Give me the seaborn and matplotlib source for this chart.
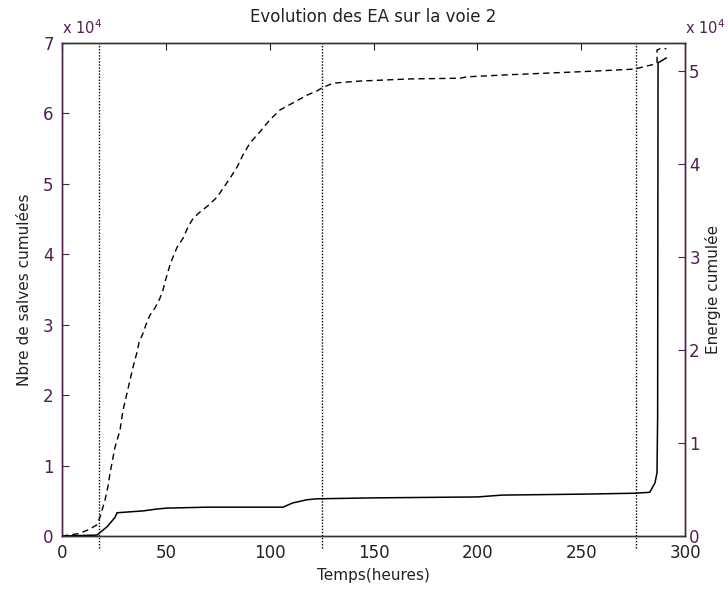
import matplotlib
matplotlib.use("Agg")
import matplotlib.pyplot as plt
from matplotlib.ticker import FuncFormatter
import seaborn as sns

# cumulative hits (left axis), hours
salves_t = [0, 7.2, 8.7, 13.5, 16.8, 18.3, 19.3, 20.7, 22.1, 23.1, 25.5, 27.9, 29.4, 31.3,
            32.7, 34.2, 36.1, 37.1, 39, 40.4, 42.4, 44.8, 47.2, 48.6, 49.6, 52, 53.4, 55.4,
            58.3, 60.7, 63.1, 66.4, 70.3, 74.6, 80.9, 84.3, 87.1, 90.5, 95.3, 100.1, 105,
            111.2, 118, 122.8, 125, 130.5, 143.5, 167.5, 191.6, 195, 215.7, 231.6, 255.7,
            275.9, 279.7, 284, 286.5, 286.5, 288, 291]
salves_v = [0, 300, 400, 1000, 1600, 2700, 3700, 5100, 7000, 8900, 12600, 15000, 17900,
            20300, 22100, 24000, 26100, 27500, 28800, 30000, 31400, 32400, 33800, 34900,
            36100, 38500, 39600, 41000, 42300, 43900, 45100, 46000, 46900, 48100, 50800,
            52400, 54100, 55800, 57400, 59100, 60500, 61500, 62600, 63200, 63600, 64300,
            64600, 64900, 65000, 65200, 65500, 65700, 66000, 66300, 66600, 66900, 67200,
            69000, 69200, 69200]

# cumulative energy (right axis)
energie_t = [0, 16.8, 21.7, 25.5, 26.5, 32.7, 39, 45.7, 50.5, 69.8, 106.4, 111, 118, 122.8,
             150, 200, 212, 250, 275.9, 283, 285.5, 286.5, 286.8, 287, 288, 291]
energie_v = [0, 100, 1000, 2000, 2500, 2600, 2700, 2900, 3000, 3100, 3100, 3550, 3900, 4000,
             4100, 4200, 4400, 4500, 4600, 4700, 5700, 6800, 12800, 50900, 51000, 51400]

phases = [17.8, 125.2, 276.4]

purple = "#4e1f50"

sns.set_style("white")
plt.rcParams["font.family"] = ["DejaVu Sans"]

fig = plt.figure(figsize=(7.28, 5.9), dpi=100)
ax = fig.add_axes([0.0852, 0.0915, 0.8558, 0.8356])
ax2 = ax.twinx()

sns.lineplot(x=salves_t, y=salves_v, ax=ax, color="k", lw=1.0, sort=False,
             estimator=None, linestyle=(0, (4.5, 3)))
sns.lineplot(x=energie_t, y=energie_v, ax=ax2, color="k", lw=1.1, sort=False,
             estimator=None)

for p in phases:
    ax.axvline(p, ymin=-0.025, ymax=1, color="k", lw=1.0, ls=(0, (1, 1.2)), clip_on=False)

ax.set_xlim(0, 300)
ax.set_ylim(0, 70000)
ax2.set_ylim(0, 53000)
ax.set_xticks(range(0, 301, 50))
ax.set_yticks(range(0, 70001, 10000))
ax2.set_yticks(range(0, 50001, 10000))
fmt = FuncFormatter(lambda v, pos: "%d" % round(v / 1e4))
ax.yaxis.set_major_formatter(fmt)
ax2.yaxis.set_major_formatter(fmt)

ax.tick_params(axis="x", direction="in", top=True, length=5, labelsize=12, pad=6,
               colors="#222222")
ax.tick_params(axis="y", direction="in", length=5, labelsize=12, pad=6, colors=purple)
ax2.tick_params(axis="y", direction="in", length=5, labelsize=12, pad=3, colors=purple)

for a in (ax, ax2):
    for s in a.spines.values():
        s.set_linewidth(1.0)
        s.set_color("#333333")
ax2.spines["left"].set_color(purple)
ax2.spines["right"].set_color(purple)
ax.spines["left"].set_color(purple)

ax.set_xlabel("Temps(heures)", fontsize=11, color="#222222", labelpad=4)
ax.set_ylabel("Nbre de salves cumulées", fontsize=11, color="#222222", labelpad=8)
ax2.set_ylabel("Energie cumulée", fontsize=11, color="#222222", labelpad=4)
ax.set_title("Evolution des EA sur la voie 2", fontsize=12, color="#222222", pad=15)

ax.text(0.0, 1.012, r"x 10$^{4}$", transform=ax.transAxes, ha="left", va="bottom",
        fontsize=10.5, color=purple)
ax2.text(1.0, 1.012, r"x 10$^{4}$", transform=ax2.transAxes, ha="left", va="bottom",
         fontsize=10.5, color=purple)

fig.savefig("out.png", dpi=100)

+ + + + + + +

» EXERCISE REQUIREMENTS: Write the listing out a second time exactly, dropping all images.

» SOLUTION FOR THIS PROBLEM:
Give me the seaborn and matplotlib source for this chart.
import matplotlib
matplotlib.use("Agg")
import matplotlib.pyplot as plt
from matplotlib.ticker import FuncFormatter
import seaborn as sns

# cumulative hits (left axis), hours
salves_t = [0, 7.2, 8.7, 13.5, 16.8, 18.3, 19.3, 20.7, 22.1, 23.1, 25.5, 27.9, 29.4, 31.3,
            32.7, 34.2, 36.1, 37.1, 39, 40.4, 42.4, 44.8, 47.2, 48.6, 49.6, 52, 53.4, 55.4,
            58.3, 60.7, 63.1, 66.4, 70.3, 74.6, 80.9, 84.3, 87.1, 90.5, 95.3, 100.1, 105,
            111.2, 118, 122.8, 125, 130.5, 143.5, 167.5, 191.6, 195, 215.7, 231.6, 255.7,
            275.9, 279.7, 284, 286.5, 286.5, 288, 291]
salves_v = [0, 300, 400, 1000, 1600, 2700, 3700, 5100, 7000, 8900, 12600, 15000, 17900,
            20300, 22100, 24000, 26100, 27500, 28800, 30000, 31400, 32400, 33800, 34900,
            36100, 38500, 39600, 41000, 42300, 43900, 45100, 46000, 46900, 48100, 50800,
            52400, 54100, 55800, 57400, 59100, 60500, 61500, 62600, 63200, 63600, 64300,
            64600, 64900, 65000, 65200, 65500, 65700, 66000, 66300, 66600, 66900, 67200,
            69000, 69200, 69200]

# cumulative energy (right axis)
energie_t = [0, 16.8, 21.7, 25.5, 26.5, 32.7, 39, 45.7, 50.5, 69.8, 106.4, 111, 118, 122.8,
             150, 200, 212, 250, 275.9, 283, 285.5, 286.5, 286.8, 287, 288, 291]
energie_v = [0, 100, 1000, 2000, 2500, 2600, 2700, 2900, 3000, 3100, 3100, 3550, 3900, 4000,
             4100, 4200, 4400, 4500, 4600, 4700, 5700, 6800, 12800, 50900, 51000, 51400]

phases = [17.8, 125.2, 276.4]

purple = "#4e1f50"

sns.set_style("white")
plt.rcParams["font.family"] = ["DejaVu Sans"]

fig = plt.figure(figsize=(7.28, 5.9), dpi=100)
ax = fig.add_axes([0.0852, 0.0915, 0.8558, 0.8356])
ax2 = ax.twinx()

sns.lineplot(x=salves_t, y=salves_v, ax=ax, color="k", lw=1.0, sort=False,
             estimator=None, linestyle=(0, (4.5, 3)))
sns.lineplot(x=energie_t, y=energie_v, ax=ax2, color="k", lw=1.1, sort=False,
             estimator=None)

for p in phases:
    ax.axvline(p, ymin=-0.025, ymax=1, color="k", lw=1.0, ls=(0, (1, 1.2)), clip_on=False)

ax.set_xlim(0, 300)
ax.set_ylim(0, 70000)
ax2.set_ylim(0, 53000)
ax.set_xticks(range(0, 301, 50))
ax.set_yticks(range(0, 70001, 10000))
ax2.set_yticks(range(0, 50001, 10000))
fmt = FuncFormatter(lambda v, pos: "%d" % round(v / 1e4))
ax.yaxis.set_major_formatter(fmt)
ax2.yaxis.set_major_formatter(fmt)

ax.tick_params(axis="x", direction="in", top=True, length=5, labelsize=12, pad=6,
               colors="#222222")
ax.tick_params(axis="y", direction="in", length=5, labelsize=12, pad=6, colors=purple)
ax2.tick_params(axis="y", direction="in", length=5, labelsize=12, pad=3, colors=purple)

for a in (ax, ax2):
    for s in a.spines.values():
        s.set_linewidth(1.0)
        s.set_color("#333333")
ax2.spines["left"].set_color(purple)
ax2.spines["right"].set_color(purple)
ax.spines["left"].set_color(purple)

ax.set_xlabel("Temps(heures)", fontsize=11, color="#222222", labelpad=4)
ax.set_ylabel("Nbre de salves cumulées", fontsize=11, color="#222222", labelpad=8)
ax2.set_ylabel("Energie cumulée", fontsize=11, color="#222222", labelpad=4)
ax.set_title("Evolution des EA sur la voie 2", fontsize=12, color="#222222", pad=15)

ax.text(0.0, 1.012, r"x 10$^{4}$", transform=ax.transAxes, ha="left", va="bottom",
        fontsize=10.5, color=purple)
ax2.text(1.0, 1.012, r"x 10$^{4}$", transform=ax2.transAxes, ha="left", va="bottom",
         fontsize=10.5, color=purple)

fig.savefig("out.png", dpi=100)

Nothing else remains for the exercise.